Once that belief is broken, all sorts of aberrations come out to play, perhaps the greatest being the belief that everybody can have it all. I don't believe that anyone can, male or female.
If people want to have children, then they owe it to those children to be there for them, not send in a substitute, an in loco parentis figure who may be entirely unsuited to the task. Alternatives? Yes, keep your pants on at all times. If a couple wants to, but can't have children for whatever reason, that's unfortunate, but it releases them from some responsibilties and opens them to yet other opportunities as compensation.
I can understand the lure of work for people of either gender if they have great qualifications to exploit and enjoy; there is no doubt that a two-pronged income source offers greater wealth and financial stability if it lasts, and that the work itself, for those so qualified, often brings its own reward in the doing, money quite apart.
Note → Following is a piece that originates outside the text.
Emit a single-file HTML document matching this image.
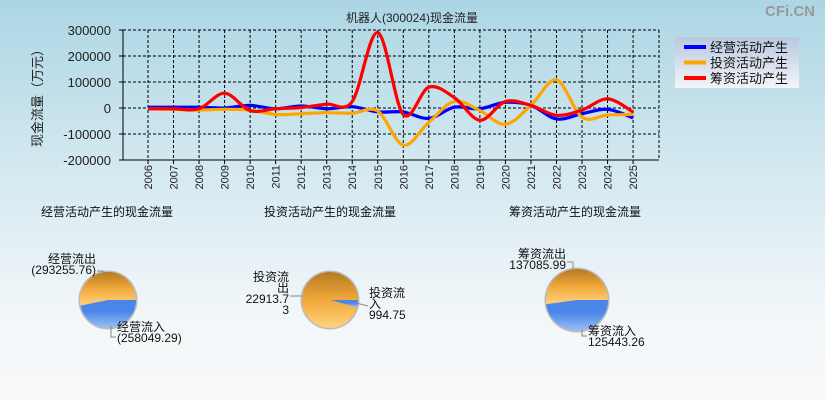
<!DOCTYPE html>
<html><head><meta charset="utf-8">
<style>
html{margin:0;padding:0;width:825px;height:400px;overflow:hidden;background:linear-gradient(#acd6e4 0%,#d6eaf1 45%,#f3f7f9 80%,#f8f9fa 100%) no-repeat;background-size:825px 400px;}
body{margin:0;padding:0;width:825px;height:400px;overflow:hidden;font-family:"Liberation Sans","Noto Sans CJK SC",sans-serif;}
svg{display:block;}
svg text{font-family:"Liberation Sans","Noto Sans CJK SC",sans-serif;}
</style></head>
<body>
<svg id="c" width="825" height="400">
<defs>
<linearGradient id="og" x1="0" y1="0" x2="0" y2="1"><stop offset="0" stop-color="#b57a22"/><stop offset="0.5" stop-color="#f2a93a"/><stop offset="1" stop-color="#ffd27e"/></linearGradient>
<linearGradient id="bg" x1="0" y1="0" x2="0" y2="1"><stop offset="0.4" stop-color="#4a86e8"/><stop offset="1" stop-color="#9cc0f5"/></linearGradient>
<linearGradient id="lg" x1="0" y1="0" x2="0" y2="1"><stop offset="0" stop-color="#b8c8e0"/><stop offset="1" stop-color="#f4f4f8"/></linearGradient>
</defs>
<text x="412" y="22" font-size="12" text-anchor="middle" fill="#222">机器人(300024)现金流量</text>
<text x="790" y="16" font-size="15" text-anchor="middle" fill="#999" font-weight="bold">CFi.CN</text>
<g id="plot"></g>
<g id="legend">
<rect x="675" y="37" width="124" height="51" fill="url(#lg)"/>
</g>
<g id="pies"></g>
</svg>
<script>
const years=["2006","2007","2008","2009","2010","2011","2012","2013","2014","2015","2016","2017","2018","2019","2020","2021","2022","2023","2024","2025"];
const operating=[3000,3000,3000,0,10000,-3000,8000,-3000,5000,-15000,-15000,-40000,3000,-3000,22000,10000,-42000,-22000,-5000,-38000];
const investing=[-3000,-5000,-8000,-5000,-8000,-25000,-22000,-18000,-20000,-12000,-143000,-55000,25000,-10000,-63000,10000,108000,-35000,-27000,-25000];
const financing=[-3000,-3000,-3000,57000,-10000,-3000,2000,15000,25000,290000,-25000,80000,40000,-47000,25000,10000,-28000,-8000,35000,-15000];
const yTicks=[300000,200000,100000,0,-100000,-200000];
const seriesNames=["经营活动产生","投资活动产生","筹资活动产生"];
const pieTitles=["经营活动产生的现金流量","投资活动产生的现金流量","筹资活动产生的现金流量"];
const pieOut=[293255.76,22913.73,137085.99];
const pieIn=[258049.29,994.75,125443.26];

const NS="http://www.w3.org/2000/svg";
function mk(tag,attrs,parent){const e=document.createElementNS(NS,tag);for(const k in attrs)e.setAttribute(k,attrs[k]);parent.appendChild(e);return e;}
const L=123,R=659,T=30,B=160,ymax=300000,ymin=-200000;
const x0=148,dx=25.53;
const xs=i=>x0+i*dx;
const ys=v=>T+(ymax-v)/(ymax-ymin)*(B-T);
const plot=document.getElementById('plot');
yTicks.forEach(v=>{
  const l=mk('line',{x1:L,x2:R,y1:ys(v),y2:ys(v),stroke:'#000','stroke-dasharray':'3,2','stroke-width':1},plot);
  
  
  const t=mk('text',{x:L-12,y:ys(v)+5,'font-size':13,'text-anchor':'end',fill:'#222'},plot);
  t.textContent=v;
  
  
  mk('line',{x1:L-4,x2:L,y1:ys(v),y2:ys(v),stroke:'#000'},plot);
});
years.forEach((y,i)=>{
  const l=mk('line',{x1:xs(i),x2:xs(i),y1:T,y2:B,stroke:'#000','stroke-dasharray':'3,2','stroke-width':1},plot);
  
  
  mk('line',{x1:xs(i),x2:xs(i),y1:B,y2:B+4,stroke:'#000'},plot);
  const t=mk('text',{x:0,y:0,'font-size':11,'text-anchor':'end',fill:'#222',transform:`translate(${xs(i)+4},${B+5}) rotate(-90)`},plot);
  t.textContent=y;
  
  
});
mk('line',{x1:R,x2:R,y1:T,y2:B,stroke:'#000','stroke-dasharray':'3,2'},plot);
mk('line',{x1:L,x2:R,y1:T,y2:T,stroke:'#000','stroke-dasharray':'3,2'},plot);
mk('line',{x1:L,x2:L,y1:T,y2:B,stroke:'#000'},plot);
mk('line',{x1:L,x2:R,y1:B,y2:B,stroke:'#000'},plot);
const yt=mk('text',{x:0,y:0,'font-size':13,'text-anchor':'middle',fill:'#222',transform:'translate(42,95) rotate(-90)'},plot);
yt.textContent='现金流量（万元）';



function smooth(vals){
  const p=vals.map((v,i)=>[xs(i),ys(v)]);
  let d=`M${p[0][0]},${p[0][1]}`;
  for(let i=0;i<p.length-1;i++){
    const a=p[i-1]||p[i],b=p[i],c=p[i+1],e=p[i+2]||c;
    const c1=[b[0]+(c[0]-a[0])/6,b[1]+(c[1]-a[1])/6],c2=[c[0]-(e[0]-b[0])/6,c[1]-(e[1]-b[1])/6];
    d+=` C${c1[0]},${c1[1]} ${c2[0]},${c2[1]} ${c[0]},${c[1]}`;
  }
  return d;
}
const colors=['#0000ff','#ffa500','#ff0000'];
const series=[operating,investing,financing];
const snames=['operating-line','investing-line','financing-line'];
series.forEach((s,k)=>{
  const p=mk('path',{d:smooth(s),fill:'none',stroke:colors[k],'stroke-width':3.2,'stroke-linejoin':'round'},plot);
  
  
});
const lg=document.getElementById('legend');
seriesNames.forEach((n,k)=>{
  const y=47+k*15.5;
  mk('line',{x1:684,x2:706,y1:y,y2:y,stroke:colors[k],'stroke-width':4},lg);
  const t=mk('text',{x:710,y:y+5,'font-size':13,fill:'#111'},lg);
  t.textContent=n;
  
  
});
const pies=document.getElementById('pies');
const cx=[108,330,577],cy=[300,300,300],rr=[28,28,31],tx=[107,330,575];
function arc(c,y,r,a0,a1){
  const p0=[c+r*Math.cos(a0),y+r*Math.sin(a0)],p1=[c+r*Math.cos(a1),y+r*Math.sin(a1)];
  return `M${c},${y} L${p0[0]},${p0[1]} A${r},${r} 0 ${a1-a0>Math.PI?1:0} 1 ${p1[0]},${p1[1]} Z`;
}
for(let k=0;k<3;k++){
  const g=mk('g',{},pies);
  
  
  const t=mk('text',{x:tx[k],y:216,'font-size':12,'text-anchor':'middle',fill:'#111'},g);
  t.textContent=pieTitles[k];
  const tot=pieOut[k]+pieIn[k],fb=pieIn[k]/tot*2*Math.PI;
  mk('circle',{cx:cx[k],cy:cy[k],r:rr[k]+1.5,fill:'#bbb'},g);
  const o=mk('path',{d:arc(cx[k],cy[k],rr[k],fb,2*Math.PI),fill:'url(#og)'},g);
  
  
  const b=mk('path',{d:arc(cx[k],cy[k],rr[k],0,fb),fill:'url(#bg)'},g);
  
  
}
function lbl(x,y,str,anchor,g){str.split('\n').forEach((s,i)=>{const t=mk('text',{x:x,y:y+i*11,'font-size':12,'text-anchor':anchor,fill:'#111'},g);t.textContent=s;});}
const lab=mk('g',{},pies);


lbl(96,263,'经营流出','end',lab);lbl(96,274,'(293255.76)','end',lab);
mk('polyline',{points:'97,271 103,271 103,275',fill:'none',stroke:'#888'},lab);
lbl(117,331,'经营流入','start',lab);lbl(117,342,'(258049.29)','start',lab);
mk('polyline',{points:'111,326 111,337 116,337',fill:'none',stroke:'#888'},lab);
lbl(289,281,'投资流','end',lab);lbl(289,292,'出','end',lab);lbl(289,303,'22913.7','end',lab);lbl(289,314,'3','end',lab);
mk('polyline',{points:'290,296 302,296',fill:'none',stroke:'#888'},lab);
lbl(369,297,'投资流','start',lab);lbl(369,308,'入','start',lab);lbl(369,319,'994.75','start',lab);
mk('polyline',{points:'356,303 368,306',fill:'none',stroke:'#888'},lab);
lbl(566,258,'筹资流出','end',lab);lbl(566,269,'137085.99','end',lab);
mk('polyline',{points:'567,262 573,262 573,269',fill:'none',stroke:'#888'},lab);
lbl(588,335,'筹资流入','start',lab);lbl(588,346,'125443.26','start',lab);
mk('polyline',{points:'582,330 582,336 587,336',fill:'none',stroke:'#888'},lab);
</script>
</body></html>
However, does that hold for the grunt worker? I seriously doubt that. That person's need to have both partners work to assure survival is a far remove fom the rosy, cosy world of self-fulfilment of the highly educated.
I spent maybe ten years in a factory before being able to cut loose, four of them on the shop floor and the rest in the company's photo-unit. In both places, that five o'clock bell was the doorway to heaven. Talk about love of work doesn't travel downwards. It sounds terribly on-message for management, but that's where the pretence ends. And I can vouch that the working women
that I saw on those shop floors were as far from the ideals of femininity as you can find: they were brutalised into male competitors, running the gamut from being foul-mouthed to sexually predatory. The office girls, however, were sweethearts.
Women forced to work and exist in some dehumanising, male-dominated circumstances seem able to survive only by competing on their terms and scaring the hell out of them.
So yeah, I think that having both partners working has led to two main things: kids are growing up estranged and a little more wild than they would have been; financially, not a thing has been gained, because the market drives prices up to meet the available spending money. In '74 my brand new Humber cost me around £ 1200; today, the cheapest Mini I could buy in Spain costs € 17,900
https://www.mini.es/es_ES/home.htmlwhich, at todays Brexit-inspìred collapse in sterling, at an exchange rate of 1 : 1.12, would cost me £ 15,982. At the time of my Humber, the Mini cost about half the price of the Humber. In '72 my Submariner was listed at circa £ 100 and today, on the Intenet, you can see it for about 12-and-a-bit grand. The bloody replacement strap runs in at € 1200, which I refuse to pay. If that doesn't prove to anyone that price rises to meet available cash supply, then possibly nothing ever will.
That nice period of stay-at-home wife and working husband had one helluva lot going for it.
In some ways I look upon the 60s as a great period of optimism and possibilities, but it also ushered in a huge wave of discontent and confusion that has never gone away.